Goal:
Copy exactly the lines from the line containing "Give me the" to the line containing "return [x, fitLineY[i]];", both lines included, and omit any pictures.

Provided material:
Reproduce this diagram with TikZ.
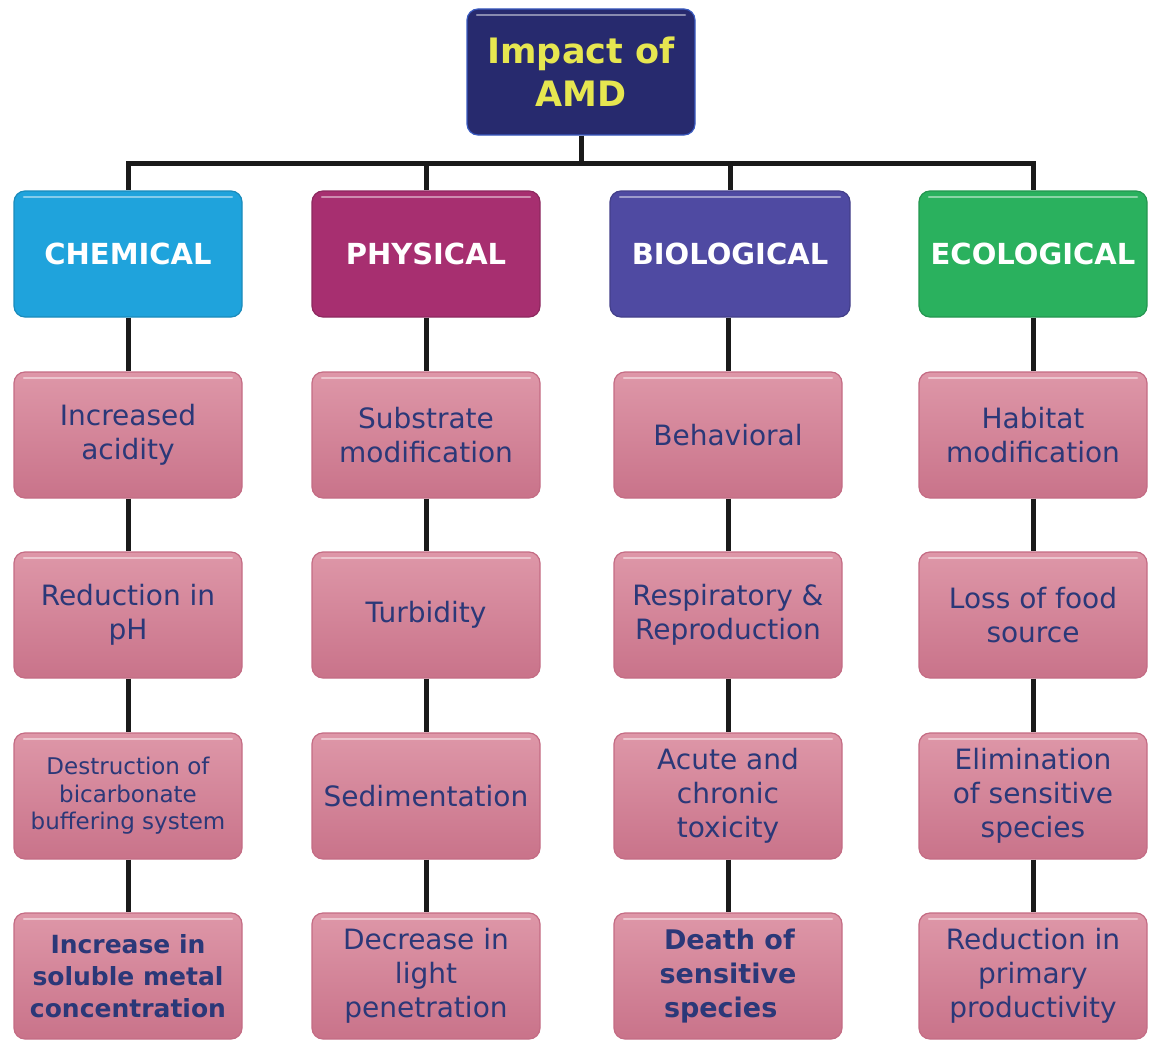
\documentclass[tikz,border=0pt]{standalone}
\usepackage{fontspec}
\setmainfont{DejaVu Sans}
\definecolor{navy}{HTML}{272A6E}
\definecolor{navyedge}{HTML}{3A5BC0}
\definecolor{amdyellow}{HTML}{E6E650}
\definecolor{chemc}{HTML}{1FA3DC}
\definecolor{physc}{HTML}{A72F70}
\definecolor{bioc}{HTML}{4F4AA2}
\definecolor{ecoc}{HTML}{2AB15E}
\definecolor{pinktop}{HTML}{DE97A8}
\definecolor{pinkbot}{HTML}{C9738A}
\definecolor{pinkedge}{HTML}{C46C84}
\definecolor{txtblue}{HTML}{2B3878}
\definecolor{linec}{HTML}{1A1A1A}
\tikzset{
  gloss/.style={path picture={\draw[white, opacity=0.45, line width=2.5pt, line cap=round]
      ([xshift=10pt,yshift=-6pt]path picture bounding box.north west) --
      ([xshift=-10pt,yshift=-6pt]path picture bounding box.north east);}},
  basebox/.style={rounded corners=11pt, minimum width=228pt, minimum height=126pt, align=center, line width=1.2pt, inner sep=2pt, gloss},
  topbox/.style={basebox, fill=navy, draw=navyedge, text=amdyellow, font=\bfseries\fontsize{35}{43}\selectfont},
  catbox/.style={basebox, text=white, font=\bfseries\fontsize{29}{36}\selectfont},
  pinkbox/.style={basebox, top color=pinktop, bottom color=pinkbot, draw=pinkedge, text=txtblue, font=\fontsize{28}{34}\selectfont},
  smalltxt/.style={font=\fontsize{23}{27.5}\selectfont},
  boldtxt/.style={font=\bfseries\fontsize{25}{32}\selectfont},
  conn/.style={draw=linec, line width=5pt}
}
\begin{document}
\begin{tikzpicture}[x=1pt,y=-1pt]
\useasboundingbox (0,0) rectangle (1157,1041);
% top
\node[topbox] (top) at (581,72) {Impact of\\AMD};
\coordinate (bus) at (581,163);
% categories
\node[catbox, fill=chemc, draw=chemc!85!black] (chem) at (128,254) {CHEMICAL};
\node[catbox, fill=physc, draw=physc!85!black] (phys) at (426,254) {PHYSICAL};
\node[catbox, fill=bioc, draw=bioc!85!black, minimum width=240pt] (bio) at (730,254) {BIOLOGICAL};
\node[catbox, fill=ecoc, draw=ecoc!85!black] (eco) at (1033,254) {ECOLOGICAL};
% column 1
\node[pinkbox] (c1) at (128,435) {Increased\\acidity};
\node[pinkbox] (c2) at (128,615) {Reduction in\\pH};
\node[pinkbox, smalltxt] (c3) at (128,796) {Destruction of\\bicarbonate\\buffering system};
\node[pinkbox, boldtxt] (c4) at (128,976) {Increase in\\soluble metal\\concentration};
% column 2
\node[pinkbox] (p1) at (426,435) {Substrate\\modification};
\node[pinkbox] (p2) at (426,615) {Turbidity};
\node[pinkbox] (p3) at (426,796) {Sedimentation};
\node[pinkbox] (p4) at (426,976) {Decrease in\\light\\penetration};
% column 3
\node[pinkbox] (b1) at (728,435) {Behavioral};
\node[pinkbox] (b2) at (728,615) {Respiratory \&\\Reproduction};
\node[pinkbox] (b3) at (728,796) {Acute and\\chronic\\toxicity};
\node[pinkbox, boldtxt, font=\bfseries\fontsize{27}{34}\selectfont, align=left] (b4) at (728,976) {\,Death of\\sensitive\\\,species};
% column 4
\node[pinkbox] (e1) at (1033,435) {Habitat\\modification};
\node[pinkbox] (e2) at (1033,615) {Loss of food\\source};
\node[pinkbox] (e3) at (1033,796) {Elimination\\of sensitive\\species};
\node[pinkbox] (e4) at (1033,976) {Reduction in\\primary\\productivity};
% connectors
\draw[conn] (top.south) -- (bus);
\draw[conn] (bus) -| (chem.north);
\draw[conn] (bus) -| (phys.north);
\draw[conn] (bus) -| (bio.north);
\draw[conn] (bus) -| (eco.north);
\draw[conn] (chem.south) -- (c1.north);
\draw[conn] (c1.south) -- (c2.north);
\draw[conn] (c2.south) -- (c3.north);
\draw[conn] (c3.south) -- (c4.north);
\draw[conn] (phys.south) -- (p1.north);
\draw[conn] (p1.south) -- (p2.north);
\draw[conn] (p2.south) -- (p3.north);
\draw[conn] (p3.south) -- (p4.north);
\draw[conn] (bio.south -| b1.north) -- (b1.north);
\draw[conn] (b1.south) -- (b2.north);
\draw[conn] (b2.south) -- (b3.north);
\draw[conn] (b3.south) -- (b4.north);
\draw[conn] (eco.south) -- (e1.north);
\draw[conn] (e1.south) -- (e2.north);
\draw[conn] (e2.south) -- (e3.north);
\draw[conn] (e3.south) -- (e4.north);
\end{tikzpicture}
\end{document}
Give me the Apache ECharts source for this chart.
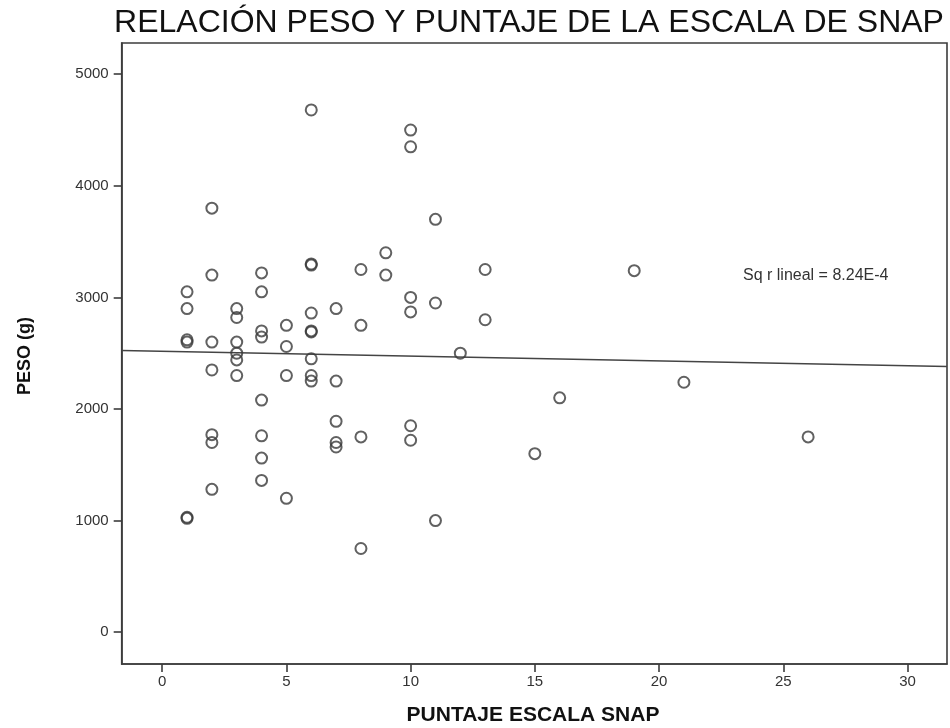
<!DOCTYPE html>
<html>
<head>
<meta charset="utf-8">
<script src="https://cdn.jsdelivr.net/npm/echarts@6/dist/echarts.min.js"></script>
<style>
html,body{margin:0;padding:0;background:#fff;}
#chart{width:950px;height:728px;}
</style>
</head>
<body>
<div id="chart"></div>
<script>
// Data
var snapScores = [
  1,1,1,1,1,1,
  2,2,2,2,2,2,2,
  3,3,3,3,3,3,
  4,4,4,4,4,4,4,4,
  5,5,5,5,
  6,6,6,6,6,6,6,6,6,
  7,7,7,7,7,
  8,8,8,8,
  9,9,
  10,10,10,10,10,10,
  11,11,11,
  12,
  13,13,
  15,16,19,21,26
];
var pesoValues = [
  1020,1030,2600,2620,2900,3050,
  3800,3200,2600,2350,1770,1700,1280,
  2900,2820,2600,2500,2440,2300,
  3220,3050,2700,2645,2080,1760,1560,1360,
  2750,2560,2300,1200,
  4680,3300,3290,2860,2700,2690,2450,2300,2250,
  2900,2250,1890,1700,1660,
  3250,2750,1750,750,
  3400,3200,
  4500,4350,3000,2870,1850,1720,
  3700,2950,1000,
  2500,
  3250,2800,
  1600,2100,3240,2240,1750
];
var fitLineX = [-1.63, 31.59];
var fitLineY = [2525, 2381];
var xTicks = [0,5,10,15,20,25,30];
var yTicks = [0,1000,2000,3000,4000,5000];
var titleText = 'RELACIÓN PESO Y PUNTAJE DE LA ESCALA DE SNAP';
var xName = 'PUNTAJE ESCALA SNAP';
var yName = 'PESO (g)';
var annotation = 'Sq r lineal = 8.24E-4';

var scatterData = snapScores.map(function(x,i){ return [x, pesoValues[i]]; });
var lineData = fitLineX.map(function(x,i){ return [x, fitLineY[i]]; });

var chart = echarts.init(document.getElementById('chart'), null, {renderer:'canvas'});
var font = '"Liberation Sans", Arial, sans-serif';
chart.setOption({
  backgroundColor:'#fff',
  animation:false,
  grid:{left:121.7, right:3, top:43, bottom:64, show:true, borderColor:'#3c3c3c', borderWidth:1.6, backgroundColor:'transparent'},
  xAxis:{
    type:'value', min:-1.63, max:31.59,
    splitLine:{show:false},
    axisLine:{show:true, onZero:false, lineStyle:{color:'#3c3c3c', width:1.6}},
    axisTick:{show:true, length:8, lineStyle:{color:'#3c3c3c', width:1.6}, customValues:xTicks},
    axisLabel:{customValues:xTicks, color:'#333', fontSize:15, fontFamily:font, margin:10,
      formatter:function(v){ return String(v); }}
  },
  yAxis:{
    type:'value', min:-285, max:5280,
    splitLine:{show:false},
    axisLine:{show:true, onZero:false, lineStyle:{color:'#3c3c3c', width:1.6}},
    axisTick:{show:true, length:8, lineStyle:{color:'#3c3c3c', width:1.6}, customValues:yTicks},
    axisLabel:{customValues:yTicks, color:'#333', fontSize:15, fontFamily:font, margin:13,
      formatter:function(v){ return String(v); }}
  },
  series:[
    {
      type:'line', data:lineData, symbol:'none', silent:true,
      lineStyle:{color:'#444', width:1.5}, z:2
    },
    {
      type:'scatter', data:scatterData, symbol:'circle', symbolSize:11,
      itemStyle:{color:'rgba(255,255,255,0)', borderColor:'#3a3a3a', borderWidth:2}, z:3
    }
  ],
  graphic:[
    {type:'text', x:529, y:23, style:{text:titleText, font:'32px '+font, fill:'#111', textAlign:'center', textVerticalAlign:'middle'}},
    {type:'text', x:533, y:715, style:{text:xName, font:'bold 21px '+font, fill:'#111', textAlign:'center', textVerticalAlign:'middle'}},
    {type:'text', x:25, y:356, rotation:Math.PI/2, style:{text:yName, font:'bold 18px '+font, fill:'#111', textAlign:'center', textVerticalAlign:'middle'}},
    {type:'text', x:743, y:276, style:{text:annotation, font:'16px '+font, fill:'#333', textVerticalAlign:'middle'}}
  ]
});
</script>
</body>
</html>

Exercise response:
Give me the Apache ECharts source for this chart.
<!DOCTYPE html>
<html>
<head>
<meta charset="utf-8">
<script src="https://cdn.jsdelivr.net/npm/echarts@6/dist/echarts.min.js"></script>
<style>
html,body{margin:0;padding:0;background:#fff;}
#chart{width:950px;height:728px;}
</style>
</head>
<body>
<div id="chart"></div>
<script>
// Data
var snapScores = [
  1,1,1,1,1,1,
  2,2,2,2,2,2,2,
  3,3,3,3,3,3,
  4,4,4,4,4,4,4,4,
  5,5,5,5,
  6,6,6,6,6,6,6,6,6,
  7,7,7,7,7,
  8,8,8,8,
  9,9,
  10,10,10,10,10,10,
  11,11,11,
  12,
  13,13,
  15,16,19,21,26
];
var pesoValues = [
  1020,1030,2600,2620,2900,3050,
  3800,3200,2600,2350,1770,1700,1280,
  2900,2820,2600,2500,2440,2300,
  3220,3050,2700,2645,2080,1760,1560,1360,
  2750,2560,2300,1200,
  4680,3300,3290,2860,2700,2690,2450,2300,2250,
  2900,2250,1890,1700,1660,
  3250,2750,1750,750,
  3400,3200,
  4500,4350,3000,2870,1850,1720,
  3700,2950,1000,
  2500,
  3250,2800,
  1600,2100,3240,2240,1750
];
var fitLineX = [-1.63, 31.59];
var fitLineY = [2525, 2381];
var xTicks = [0,5,10,15,20,25,30];
var yTicks = [0,1000,2000,3000,4000,5000];
var titleText = 'RELACIÓN PESO Y PUNTAJE DE LA ESCALA DE SNAP';
var xName = 'PUNTAJE ESCALA SNAP';
var yName = 'PESO (g)';
var annotation = 'Sq r lineal = 8.24E-4';

var scatterData = snapScores.map(function(x,i){ return [x, pesoValues[i]]; });
var lineData = fitLineX.map(function(x,i){ return [x, fitLineY[i]]; });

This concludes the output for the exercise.